• Direction
Pictures stay out of this copy; please retype only the lines from the start of the records through the line with "from matplotlib.ticker import MultipleLocator".

### Entries provided ###

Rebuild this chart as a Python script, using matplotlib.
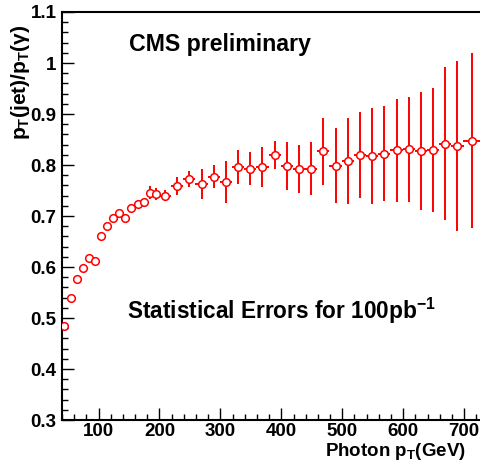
import matplotlib
matplotlib.use('Agg')
from matplotlib import pyplot as plt
from matplotlib.ticker import MultipleLocator

# photon pT bin centres (GeV), response ratio and statistical errors
pt = [44, 54, 64, 74, 84, 94, 104, 114, 124, 134, 144, 154, 164, 174, 184, 194,
      209, 229, 249, 269, 289, 309, 329, 349, 369, 389, 409, 429, 449, 469, 489,
      509, 529, 549, 569, 589, 609, 629, 649, 669, 689, 713]
pt_halfwidth = [5, 5, 5, 5, 5, 5, 5, 5, 5, 5, 5, 5, 5, 5, 5, 5,
                10, 10, 10, 10, 10, 10, 10, 10, 10, 10, 10, 10, 10, 10, 10,
                10, 10, 10, 10, 10, 10, 10, 10, 10, 10, 15]
ratio = [0.484, 0.539, 0.576, 0.599, 0.617, 0.612, 0.661, 0.681, 0.697, 0.705,
         0.697, 0.716, 0.724, 0.727, 0.746, 0.743, 0.740, 0.759, 0.773, 0.763,
         0.777, 0.766, 0.796, 0.793, 0.796, 0.820, 0.798, 0.793, 0.793, 0.827,
         0.799, 0.808, 0.819, 0.818, 0.822, 0.829, 0.831, 0.827, 0.829, 0.842,
         0.837, 0.848]
ratio_err = [0.002, 0.002, 0.002, 0.003, 0.003, 0.003, 0.003, 0.004, 0.004, 0.004,
             0.005, 0.005, 0.006, 0.007, 0.012, 0.011, 0.011, 0.017, 0.016, 0.029,
             0.023, 0.041, 0.033, 0.032, 0.040, 0.028, 0.048, 0.047, 0.052, 0.066,
             0.074, 0.085, 0.084, 0.094, 0.093, 0.101, 0.103, 0.116, 0.122, 0.150,
             0.167, 0.172]

plt.rcParams['font.family'] = ['Liberation Sans', 'DejaVu Sans']
plt.rcParams['font.weight'] = 'bold'
plt.rcParams['mathtext.fontset'] = 'custom'
plt.rcParams['mathtext.rm'] = 'Liberation Sans:bold'
plt.rcParams['mathtext.bf'] = 'Liberation Sans:bold'
plt.rcParams['mathtext.it'] = 'Liberation Sans:bold'

fig = plt.figure(figsize=(4.8, 4.61), dpi=100)
ax = fig.add_axes([62/480, 1-420/461, 418/480, 408/461])

ax.errorbar(pt, ratio, yerr=ratio_err, xerr=pt_halfwidth, fmt='o', color='red',
            ecolor='red', elinewidth=1.4, capsize=0, markersize=5.5,
            markerfacecolor='white', markeredgecolor='red', markeredgewidth=1.1,
            zorder=3)

ax.set_xlim(40, 726)
ax.set_ylim(0.3, 1.1)
ax.xaxis.set_major_locator(MultipleLocator(100))
ax.xaxis.set_minor_locator(MultipleLocator(20))
ax.yaxis.set_minor_locator(MultipleLocator(0.02))
ax.set_yticks([0.3, 0.4, 0.5, 0.6, 0.7, 0.8, 0.9, 1.0, 1.1])
ax.set_yticklabels(['0.3', '0.4', '0.5', '0.6', '0.7', '0.8', '0.9', '1', '1.1'])
ax.tick_params(which='both', direction='in', top=False, right=False,
               labelsize=13.5, width=1)
ax.tick_params(which='major', length=8.5)
ax.tick_params(which='minor', length=4.3)
ax.tick_params(axis='y', pad=4)
ax.tick_params(axis='x', pad=2.5)
for s in ['left', 'bottom', 'top']:
    ax.spines[s].set_linewidth(1.5)
ax.spines['right'].set_visible(False)

ax.set_xlabel(r'Photon p$_{T}$(GeV)', fontsize=13.5, fontweight='bold')
ax.xaxis.set_label_coords(1 - 14/418, -31/408)
ax.xaxis.label.set_ha('right')
ax.xaxis.label.set_va('center')
ax.set_ylabel(r'p$_{T}$(jet)/p$_{T}$($\gamma$)', fontsize=15, fontweight='bold')
ax.yaxis.set_label_coords(-42/418, 1 - 70/408)
ax.yaxis.label.set_va('center')

fig.text(220/480, 1-45/461, 'CMS preliminary', fontsize=16.7, fontweight='bold',
         ha='center', va='center')
fig.text(282/480, 1-311/461, r'Statistical Errors for 100pb$^{-1}$', fontsize=16.3,
         fontweight='bold', ha='center', va='center')

fig.savefig('out.png', dpi=100)
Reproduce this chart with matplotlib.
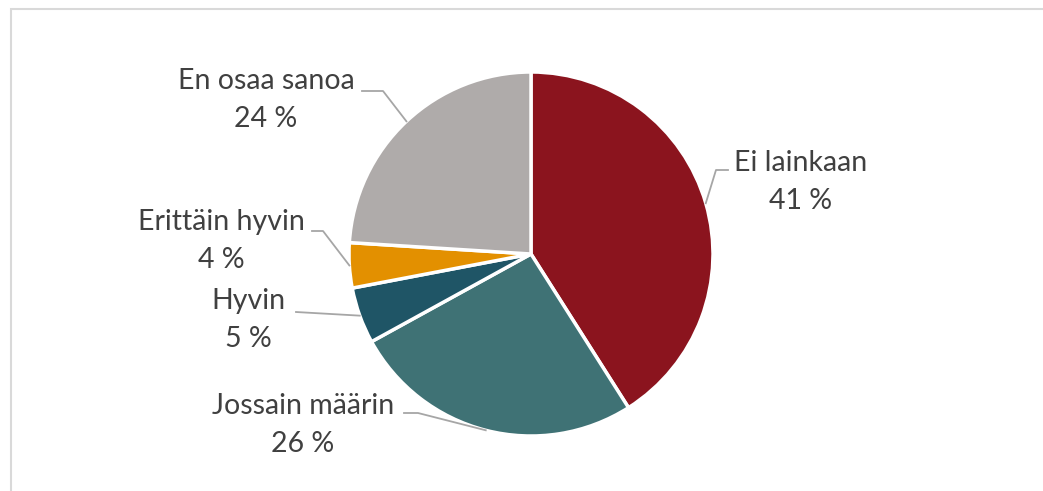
import numpy as np
import matplotlib.pyplot as plt
from matplotlib.patches import Rectangle

labels = ["Ei lainkaan", "Jossain määrin", "Hyvin", "Erittäin hyvin", "En osaa sanoa"]
values = [41, 26, 5, 4, 24]
colors = ["#8B141E", "#3F7275", "#1F5566", "#E39000", "#AFABAA"]

# label text centers (pixel coords, y from top) and leader elbow points
label_pos = [(801, 182), (303, 425), (248, 320), (221, 241), (266, 100)]
line_start = [(728, 170), (404, 413), (296, 312), (312, 231), (362, 91)]
elbows = [(716, 170), (418, 413), (296, 312), (323, 231), (383, 91)]

W, H = 1043, 491
fig = plt.figure(figsize=(W / 100, H / 100), dpi=100)
ax = fig.add_axes([0, 0, 1, 1])

# outer chart frame
ax.add_patch(Rectangle((11, -20), W + 20, H - 9 + 20, fill=False, edgecolor="#D9D9D9", lw=1.5))

cx, cy, r = 531, H - 254, 182
wedges, _ = ax.pie(values, colors=colors, startangle=90, counterclock=False,
                   center=(cx, cy), radius=r, frame=True,
                   wedgeprops=dict(edgecolor="white", linewidth=2.5))
ax.set_xlim(0, W)
ax.set_ylim(0, H)
ax.set_aspect("equal")
ax.axis("off")

for w, lab, v, pos, st, el in zip(wedges, labels, values, label_pos, line_start, elbows):
    mid = np.deg2rad((w.theta1 + w.theta2) / 2)
    ax_x = cx + r * np.cos(mid)
    ax_y = cy + r * np.sin(mid)
    ax.plot([st[0], el[0], ax_x], [H - st[1], H - el[1], ax_y], color="#A6A6A6", lw=1.3)
    ax.text(pos[0], H - pos[1], f"{lab}\n{v} %", ha="center", va="center",
            fontsize=20.5, color="#404040", family="Lato", linespacing=1.55)

fig.savefig("out.png", dpi=100)
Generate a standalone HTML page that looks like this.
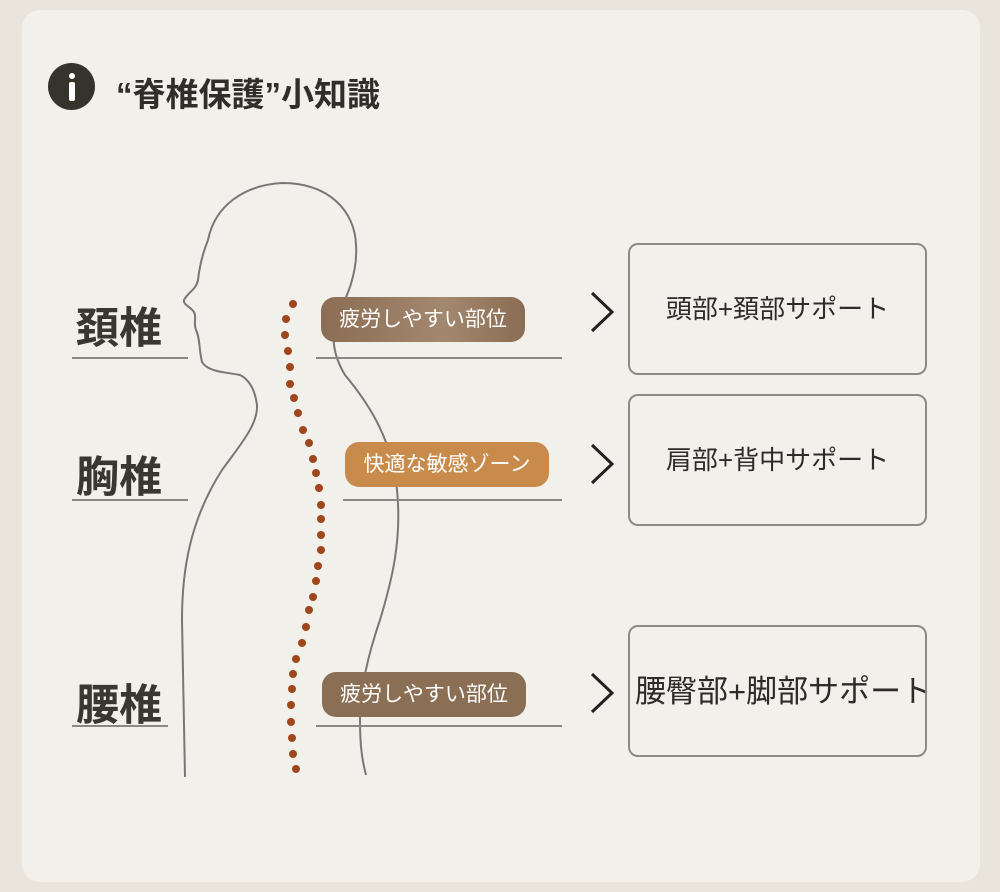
<!DOCTYPE html>
<html><head><meta charset="utf-8"><style>
body{margin:0;width:1000px;height:892px;background:#e9e5dc;font-family:"Liberation Sans","Noto Sans CJK JP",sans-serif;position:relative;overflow:hidden}
.card{position:absolute;left:22px;top:10px;width:958px;height:872px;background:#f2f0ea;border-radius:18px}
.abs{position:absolute}
.lbl{position:absolute;font-size:43px;font-weight:bold;color:#3a3733;left:76px}
.ln{position:absolute;height:2px;background:#8a8884}
.pill{position:absolute;height:45px;border-radius:14px;color:#fff;font-size:21px;line-height:45px;text-align:center}
.box{position:absolute;left:628px;width:295px;border:2px solid #8c8a87;border-radius:10px;font-size:26px;color:#2e2c2a;text-align:center}
</style></head><body>
<div class="card"></div>
<div class="abs" style="left:48px;top:63px;width:47px;height:47px;border-radius:50%;background:#35342c"></div>
<div class="abs" style="left:69px;top:73px;width:6px;height:6px;border-radius:50%;background:#fff"></div>
<div class="abs" style="left:69px;top:82px;width:6px;height:19px;background:#fff;border-radius:2px"></div>
<div class="abs" style="left:116px;top:68px;font-size:33px;font-weight:bold;color:#302e2a">“脊椎保護”小知識</div>
<svg class="abs" style="left:0;top:0" width="1000" height="892">
<path d="M185,777 L182,620 C182,570 190,520 222,470 C240,445 258,425 257,405 C255,390 250,380 240,375 C225,372 208,372 202,362 C199,350 200,338 196,330 C193,322 197,318 194,312 C190,306 183,305 184,300 C188,292 196,290 198,280 C200,262 204,250 208,240 C215,205 245,185 282,183 C330,183 355,212 356,245 C358,275 345,300 338,315 C330,335 333,355 345,375 C370,405 392,440 397,490 C402,540 392,580 380,620 C368,655 360,690 360,720 C360,745 362,760 366,775" fill="none" stroke="#777" stroke-width="2"/>
<g fill="#a0461c">
<circle cx="293" cy="304" r="4"/><circle cx="286" cy="319" r="4"/><circle cx="285" cy="335" r="4"/><circle cx="288" cy="351" r="4"/><circle cx="290" cy="367" r="4"/>
<circle cx="290" cy="384" r="4"/><circle cx="294" cy="398" r="4"/><circle cx="298" cy="413" r="4"/><circle cx="303" cy="430" r="4"/><circle cx="309" cy="443" r="4"/><circle cx="313" cy="459" r="4"/><circle cx="316" cy="473" r="4"/><circle cx="319" cy="488" r="4"/><circle cx="321" cy="505" r="4"/><circle cx="321" cy="519" r="4"/><circle cx="321" cy="535" r="4"/><circle cx="321" cy="550" r="4"/><circle cx="318" cy="566" r="4"/><circle cx="316" cy="581" r="4"/><circle cx="313" cy="597" r="4"/><circle cx="309" cy="610" r="4"/><circle cx="306" cy="627" r="4"/><circle cx="302" cy="643" r="4"/><circle cx="296" cy="659" r="4"/><circle cx="293" cy="674" r="4"/><circle cx="292" cy="689" r="4"/><circle cx="291" cy="705" r="4"/><circle cx="291" cy="722" r="4"/><circle cx="292" cy="738" r="4"/><circle cx="293" cy="754" r="4"/><circle cx="296" cy="769" r="4"/>
</g>
<g fill="none" stroke="#222" stroke-width="3">
<path d="M592,293 L612,312 L592,331"/><path d="M592,445 L612,464 L592,483"/><path d="M592,674 L612,693 L592,712"/>
</g>
</svg>
<div class="lbl" style="top:294px">頚椎</div>
<div class="lbl" style="top:443px">胸椎</div>
<div class="lbl" style="top:671px">腰椎</div>
<div class="ln" style="left:72px;top:357px;width:116px"></div>
<div class="ln" style="left:72px;top:499px;width:116px"></div>
<div class="ln" style="left:72px;top:725px;width:96px"></div>
<div class="ln" style="left:316px;top:357px;width:246px"></div>
<div class="ln" style="left:343px;top:499px;width:219px"></div>
<div class="ln" style="left:316px;top:725px;width:246px"></div>
<div class="pill" style="left:321px;top:297px;width:204px;background:linear-gradient(90deg,#8a6d52,#a38870 60%,#8a6d52)">疲労しやすい部位</div>
<div class="pill" style="left:345px;top:442px;width:204px;background:#c98b4c">快適な敏感ゾーン</div>
<div class="pill" style="left:322px;top:672px;width:204px;background:#8a6f55">疲労しやすい部位</div>
<div class="box" style="top:243px;height:128px;line-height:128px">頭部+頚部サポート</div>
<div class="box" style="top:394px;height:128px;line-height:128px">肩部+背中サポート</div>
<div class="abs" style="left:635px;top:625px;width:340px;height:128px;line-height:134px;font-size:31px;color:#2e2c2a;white-space:nowrap">腰臀部+脚部サポート</div>
<div class="abs" style="left:628px;top:625px;width:295px;height:128px;border:2px solid #8c8a87;border-radius:10px"></div>
</body></html>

###

• Answer to the exercise
Rebuild this chart as a Python script, using matplotlib.
import matplotlib
matplotlib.use('Agg')
from matplotlib import pyplot as plt
from matplotlib.ticker import MultipleLocator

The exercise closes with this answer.